Request. Wherever the word "code" appears in a line, copy that line.

Records.
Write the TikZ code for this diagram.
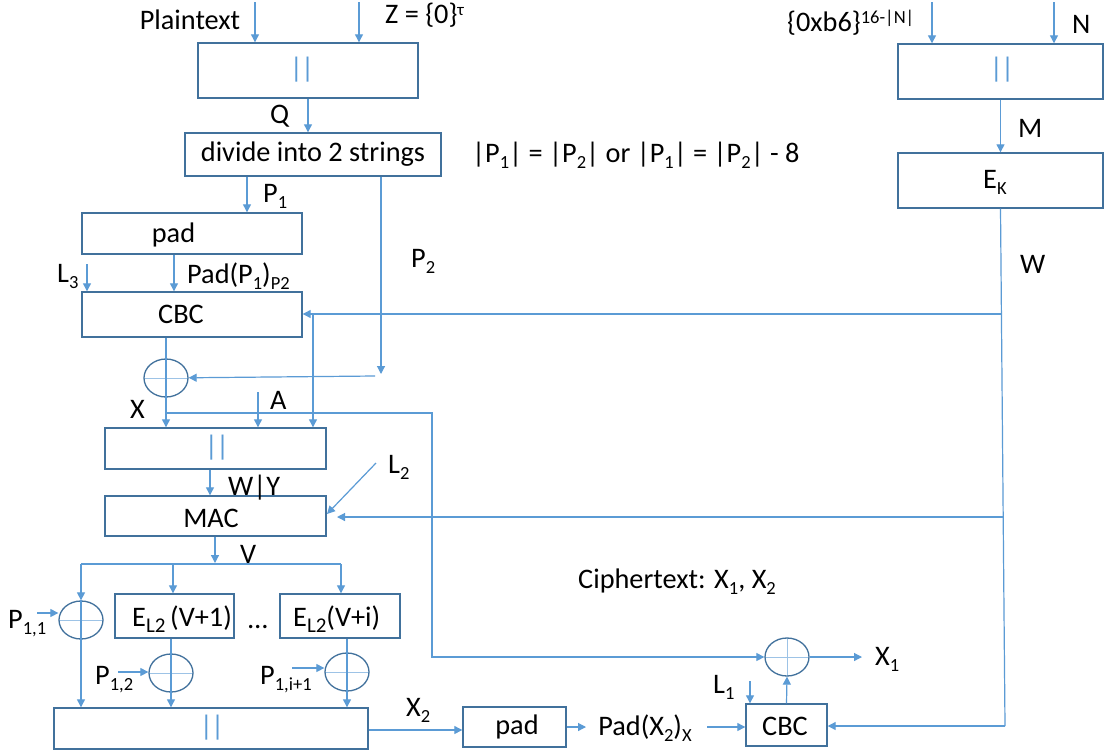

* * *

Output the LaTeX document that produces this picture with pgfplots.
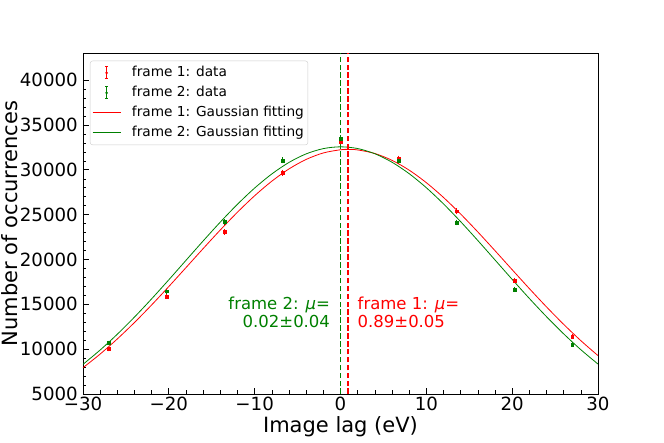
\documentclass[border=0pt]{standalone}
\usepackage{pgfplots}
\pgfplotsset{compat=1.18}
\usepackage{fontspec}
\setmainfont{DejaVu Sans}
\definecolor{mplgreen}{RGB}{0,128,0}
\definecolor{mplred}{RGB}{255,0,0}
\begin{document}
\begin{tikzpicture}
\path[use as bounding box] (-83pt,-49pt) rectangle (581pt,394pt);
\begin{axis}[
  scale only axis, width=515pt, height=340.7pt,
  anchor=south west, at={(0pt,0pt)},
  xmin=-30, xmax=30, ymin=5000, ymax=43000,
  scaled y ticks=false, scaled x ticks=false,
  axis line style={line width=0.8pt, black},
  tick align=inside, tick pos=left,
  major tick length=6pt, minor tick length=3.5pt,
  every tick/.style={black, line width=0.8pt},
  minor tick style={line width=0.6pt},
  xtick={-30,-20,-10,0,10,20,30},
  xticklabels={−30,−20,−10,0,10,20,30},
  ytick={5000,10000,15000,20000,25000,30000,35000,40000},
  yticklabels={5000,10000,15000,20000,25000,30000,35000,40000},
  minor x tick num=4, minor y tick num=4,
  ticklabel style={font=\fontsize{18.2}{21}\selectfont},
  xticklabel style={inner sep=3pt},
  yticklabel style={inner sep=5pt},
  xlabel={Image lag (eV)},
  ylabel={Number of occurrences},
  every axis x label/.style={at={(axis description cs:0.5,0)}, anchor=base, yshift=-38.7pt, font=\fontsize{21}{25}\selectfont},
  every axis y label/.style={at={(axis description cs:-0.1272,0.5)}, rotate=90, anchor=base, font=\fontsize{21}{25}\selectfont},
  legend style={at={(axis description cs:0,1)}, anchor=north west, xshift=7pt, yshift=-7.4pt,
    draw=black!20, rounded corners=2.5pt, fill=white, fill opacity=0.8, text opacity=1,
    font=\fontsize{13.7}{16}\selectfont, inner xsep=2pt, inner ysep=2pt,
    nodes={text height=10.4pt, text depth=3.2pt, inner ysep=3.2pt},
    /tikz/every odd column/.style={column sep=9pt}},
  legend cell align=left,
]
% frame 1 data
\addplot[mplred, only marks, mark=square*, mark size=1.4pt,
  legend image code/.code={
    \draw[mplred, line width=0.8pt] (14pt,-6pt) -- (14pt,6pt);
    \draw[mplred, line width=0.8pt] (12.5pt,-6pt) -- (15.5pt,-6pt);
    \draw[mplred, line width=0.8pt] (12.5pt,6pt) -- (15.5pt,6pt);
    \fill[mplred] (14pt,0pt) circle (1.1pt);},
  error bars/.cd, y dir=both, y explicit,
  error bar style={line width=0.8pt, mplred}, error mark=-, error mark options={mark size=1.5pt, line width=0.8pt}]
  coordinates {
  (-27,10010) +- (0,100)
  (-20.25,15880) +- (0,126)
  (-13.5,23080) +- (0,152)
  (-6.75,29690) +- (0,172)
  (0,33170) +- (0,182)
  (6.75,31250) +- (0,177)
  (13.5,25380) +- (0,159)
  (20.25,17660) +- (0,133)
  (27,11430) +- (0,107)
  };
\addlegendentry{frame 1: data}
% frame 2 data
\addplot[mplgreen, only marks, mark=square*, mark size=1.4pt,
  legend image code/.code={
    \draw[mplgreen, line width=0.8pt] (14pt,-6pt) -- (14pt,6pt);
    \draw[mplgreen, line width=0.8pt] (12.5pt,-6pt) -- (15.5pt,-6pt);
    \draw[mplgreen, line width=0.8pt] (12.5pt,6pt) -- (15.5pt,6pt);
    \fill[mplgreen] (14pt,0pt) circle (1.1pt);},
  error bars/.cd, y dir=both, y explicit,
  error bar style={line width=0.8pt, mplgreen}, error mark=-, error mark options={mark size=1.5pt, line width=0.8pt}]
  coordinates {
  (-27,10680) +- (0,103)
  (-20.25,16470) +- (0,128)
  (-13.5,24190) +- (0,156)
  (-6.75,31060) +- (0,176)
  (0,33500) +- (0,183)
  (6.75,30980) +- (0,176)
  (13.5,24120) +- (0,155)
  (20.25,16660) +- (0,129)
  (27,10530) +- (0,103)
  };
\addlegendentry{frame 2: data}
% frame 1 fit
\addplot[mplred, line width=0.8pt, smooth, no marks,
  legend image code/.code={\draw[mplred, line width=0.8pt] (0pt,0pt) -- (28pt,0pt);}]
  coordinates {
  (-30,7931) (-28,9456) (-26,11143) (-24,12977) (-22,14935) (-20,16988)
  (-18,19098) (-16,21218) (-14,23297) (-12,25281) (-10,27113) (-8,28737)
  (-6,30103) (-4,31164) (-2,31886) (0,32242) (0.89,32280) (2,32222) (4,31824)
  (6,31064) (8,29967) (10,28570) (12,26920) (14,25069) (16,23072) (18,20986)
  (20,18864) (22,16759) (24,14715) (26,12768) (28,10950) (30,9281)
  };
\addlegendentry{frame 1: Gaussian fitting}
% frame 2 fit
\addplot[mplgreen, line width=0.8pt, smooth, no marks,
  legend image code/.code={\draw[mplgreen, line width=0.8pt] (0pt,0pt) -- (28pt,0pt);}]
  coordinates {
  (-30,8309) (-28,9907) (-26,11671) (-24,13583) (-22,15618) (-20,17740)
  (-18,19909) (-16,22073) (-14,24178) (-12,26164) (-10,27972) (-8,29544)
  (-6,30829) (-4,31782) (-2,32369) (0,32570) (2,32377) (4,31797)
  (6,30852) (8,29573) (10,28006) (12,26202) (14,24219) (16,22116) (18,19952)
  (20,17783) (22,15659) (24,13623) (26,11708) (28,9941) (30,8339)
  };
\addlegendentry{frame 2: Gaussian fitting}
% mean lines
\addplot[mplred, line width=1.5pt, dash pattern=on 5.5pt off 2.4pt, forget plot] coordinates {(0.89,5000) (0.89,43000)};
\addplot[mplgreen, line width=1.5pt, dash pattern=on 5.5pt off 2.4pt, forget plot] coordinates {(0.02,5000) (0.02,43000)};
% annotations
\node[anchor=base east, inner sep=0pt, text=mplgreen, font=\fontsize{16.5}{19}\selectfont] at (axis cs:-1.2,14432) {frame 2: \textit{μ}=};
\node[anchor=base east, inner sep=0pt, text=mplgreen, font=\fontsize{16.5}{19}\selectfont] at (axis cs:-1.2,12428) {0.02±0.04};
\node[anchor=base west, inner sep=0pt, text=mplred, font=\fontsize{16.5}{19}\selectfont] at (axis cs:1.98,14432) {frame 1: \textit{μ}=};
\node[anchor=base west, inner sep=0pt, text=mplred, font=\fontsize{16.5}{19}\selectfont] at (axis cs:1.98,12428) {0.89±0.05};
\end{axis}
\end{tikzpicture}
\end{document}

Result below.
Write the TikZ code for this diagram.
  legend image code/.code={
  legend image code/.code={
  legend image code/.code={\draw[mplred, line width=0.8pt] (0pt,0pt) -- (28pt,0pt);}]
  legend image code/.code={\draw[mplgreen, line width=0.8pt] (0pt,0pt) -- (28pt,0pt);}]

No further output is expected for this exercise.